The Levelling The Playing Field Awards are designed to recognise the dedication and efforts of young people, role models and leaders in positively impacting their communities through sport across the project’s four delivery areas: South Yorkshire, West Midlands, Gwent and London.
Levelling the Playing Field (LtPF) is, this year, hosting regional Award ceremonies across these four delivery areas. The winners from all four Regional Awards ceremonies progress to the shortlist for the 2023 Levelling the Playing Field National Awards, in Birmingham this July.
Levelling the Playing Field (LtPF) is a project run by the Alliance of Sport in Criminal Justice, in partnership with the Youth Justice Board. It uses the power of sport and physical activity to engage and improve health and life outcomes for ethnically diverse children who are more likely to enter, or already involved with, the Criminal Justice System.
Organised with LtPF’s strategic partners Sport Birmingham, the event at the University of Wolverhampton’s Walsall Campus on Saturday brought together young people and leaders from the community organisations in the Levelling the Playing Field network across the West Midlands, all of whom use sport and physical activity to engage ethnically diverse children and achieve positive change.
Young people, role models, coaches and guests enjoyed activities including wheelchair basketball, archery, table tennis and augmented reality (AR) e-sport HADO.
The winners of the 2023 West Midlands Levelling the Playing Field Regional Awards are:
Young Person of the Year – Jaiden Conway, InPower Academy
Jaiden (represented at the awards by his mentor Duane Chambers) comes from a challenging background and was close to being permanently excluded from school – until he joined InPower’s alternative provision in the community last October and began boxing and martial arts.
Through InPower, he completed an ASDAN course and achieved a Silver award and the improvements in his attitude and behaviour have seen him return to school two days a week.
Picking up the Award on his behalf, Duane Chambers said: “This award will mean a lot to him. This will show him how far he’s come and that he can really achieve.
He will be shocked, but I’m not shocked because I could see the potential in him. He needs that little bit of belief and resilience to know that he can achieve and I believe this award will be really beneficial to him.”
Role Model of the Year – Neeco Williams, InPower Academy
InPower scooped a second award thanks to Neeco, who started as a participant and is now a coach, leader and role model to young people from his own community in Wolverhampton.
He said: “If it wasn’t for InPower I wouldn’t be in this position and I may not even be on this planet in terms of the way my life was going.
It wasn’t going to end well. Daryl [InPower founder] and InPower have accomplished a holistic change in me and made me a better person. Thinking back to who I was back then and where I am now, there is such a big shift in mindset.

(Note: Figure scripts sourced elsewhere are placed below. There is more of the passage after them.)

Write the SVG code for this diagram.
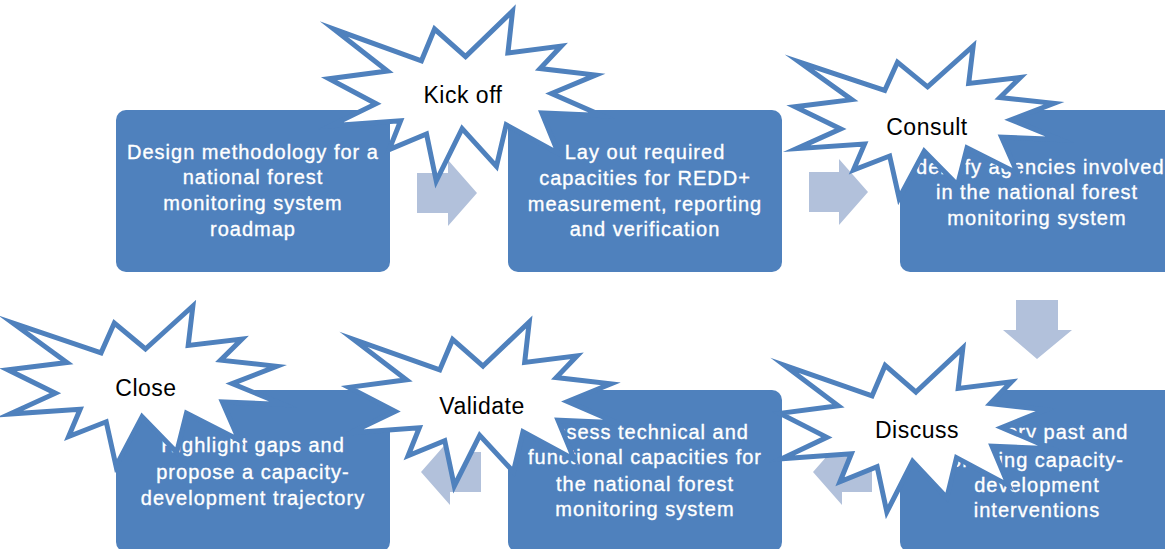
<svg xmlns="http://www.w3.org/2000/svg" xmlns:xlink="http://www.w3.org/1999/xlink" width="1165" height="549" viewBox="0 0 1165 549">
<style>
.box{fill:#4F81BD;}
.arrow{fill:#B2C1DB;}
.bt{font-family:"Liberation Sans",Arial,sans-serif;font-size:20px;fill:#FFFFFF;stroke:#FFFFFF;stroke-width:0.35px;text-anchor:middle;letter-spacing:1px;}
.st{font-family:"Liberation Sans",Arial,sans-serif;font-size:23px;fill:#000000;text-anchor:middle;letter-spacing:0.5px;}
.star{fill:#FFFFFF;stroke:#4F81BD;stroke-width:5;stroke-linejoin:miter;stroke-miterlimit:10;}
</style>
<defs>
<path id="burst" vector-effect="non-scaling-stroke" d="M108,58 L145.22,0 L141.55,53.25 L183.8,44.57 L167.02,73.15 L210.97,81.37 L176.07,104.75 L216,132.9 L168.37,129.42 L181.45,180.95 L140.2,144.57 L132.47,197.37 L105.32,149.35 L84.85,216 L77.15,156.27 L47.62,176.17 L56.67,139.37 L1.35,145.87 L37.22,117.75 L0,86.15 L46.27,76.17 L3.7,22.95 L73.12,63.2 L83.52,22.95 Z"/>
</defs>
<g id="box1"><rect class="box" x="116" y="110" width="274" height="162" rx="10"/>
<text class="bt" x="253" y="159">Design methodology for a</text>
<text class="bt" x="253" y="184">national forest</text>
<text class="bt" x="253" y="210">monitoring system</text>
<text class="bt" x="253" y="236">roadmap</text></g>
<g id="box2"><rect class="box" x="508" y="110" width="274" height="162" rx="10"/>
<text class="bt" x="645" y="159">Lay out required</text>
<text class="bt" x="645" y="185">capacities for REDD+</text>
<text class="bt" x="645" y="211">measurement, reporting</text>
<text class="bt" x="645" y="236">and verification</text></g>
<g id="box3"><rect class="box" x="900" y="110" width="274" height="162" rx="10"/>
<text class="bt" x="1037" y="174">Identify agencies involved</text>
<text class="bt" x="1037" y="199">in the national forest</text>
<text class="bt" x="1037" y="225">monitoring system</text></g>
<g id="box4"><rect class="box" x="116" y="390" width="274" height="162" rx="10"/>
<text class="bt" x="253" y="452">Highlight gaps and</text>
<text class="bt" x="253" y="479">propose a capacity-</text>
<text class="bt" x="253" y="505">development trajectory</text></g>
<g id="box5"><rect class="box" x="508" y="390" width="274" height="162" rx="10"/>
<text class="bt" x="645" y="439">Assess technical and</text>
<text class="bt" x="645" y="464">functional capacities for</text>
<text class="bt" x="645" y="491">the national forest</text>
<text class="bt" x="645" y="516">monitoring system</text></g>
<g id="box6"><rect class="box" x="900" y="390" width="274" height="162" rx="10"/>
<text class="bt" x="1037" y="439">Inventory past and</text>
<text class="bt" x="1037" y="467">ongoing capacity-</text>
<text class="bt" x="1037" y="492">development</text>
<text class="bt" x="1037" y="517">interventions</text></g>
<g id="connectors">
<polygon class="arrow" points="417,173 448,173 448,160 477,193 448,226 448,213 417,213"/>
<polygon class="arrow" points="809,172 839,172 839,159 868,192 839,225 839,212 809,212"/>
<polygon class="arrow" points="1016,300 1058,300 1058,330 1072,330 1037,359 1003,330 1016,330"/>
<polygon class="arrow" points="872,452 842,452 842,439 813,472 842,505 842,492 872,492"/>
<polygon class="arrow" points="481,452 450,452 450,439 421,472 450,505 450,492 481,492"/>
</g>
<g id="kickoff"><use xlink:href="#burst" class="star" transform="translate(329,11) scale(1.264,0.787)"/>
<text class="st" x="463" y="103">Kick off</text></g>
<g id="consult"><use xlink:href="#burst" class="star" transform="translate(795,46) scale(1.227,0.704)"/>
<text class="st" x="927" y="135">Consult</text></g>
<g id="discuss"><use xlink:href="#burst" class="star" transform="translate(780,348) scale(1.259,0.759)"/>
<text class="st" x="917" y="438">Discuss</text></g>
<g id="validate"><use xlink:href="#burst" class="star" transform="translate(349,322) scale(1.241,0.759)"/>
<text class="st" x="482" y="414">Validate</text></g>
<g id="close"><use xlink:href="#burst" class="star" transform="translate(8,306) scale(1.273,0.741)"/>
<text class="st" x="146" y="396">Close</text></g>
</svg>
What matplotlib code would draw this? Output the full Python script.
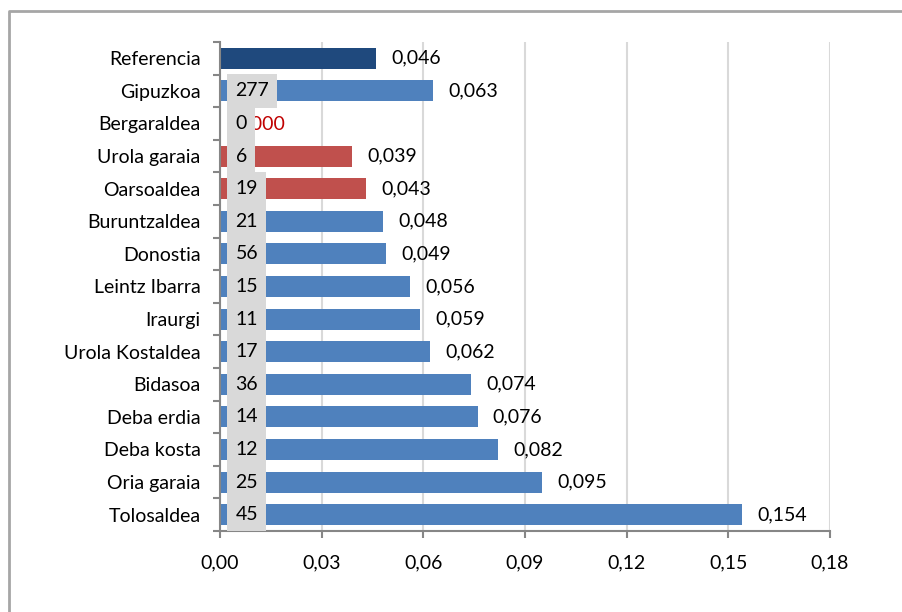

“It’s amazing to know that I’m considered as a role model by Levelling the Playing Field and by our young people. I love the fact that Daryl was my role model and I’m now playing the same role to other young leaders. It’s so satisfying seeing the work and time you’ve put in being continued by the next generation.
“Martial arts and boxing are so good at hooking you in. There’s a clear progression system, you can feel yourself getting fitter and learning more moves and naturally you want to do more. Yes, it’s fighting and it’s fun to hit things, but it’s more than that. It’s more about the positive mindset than hitting pads.”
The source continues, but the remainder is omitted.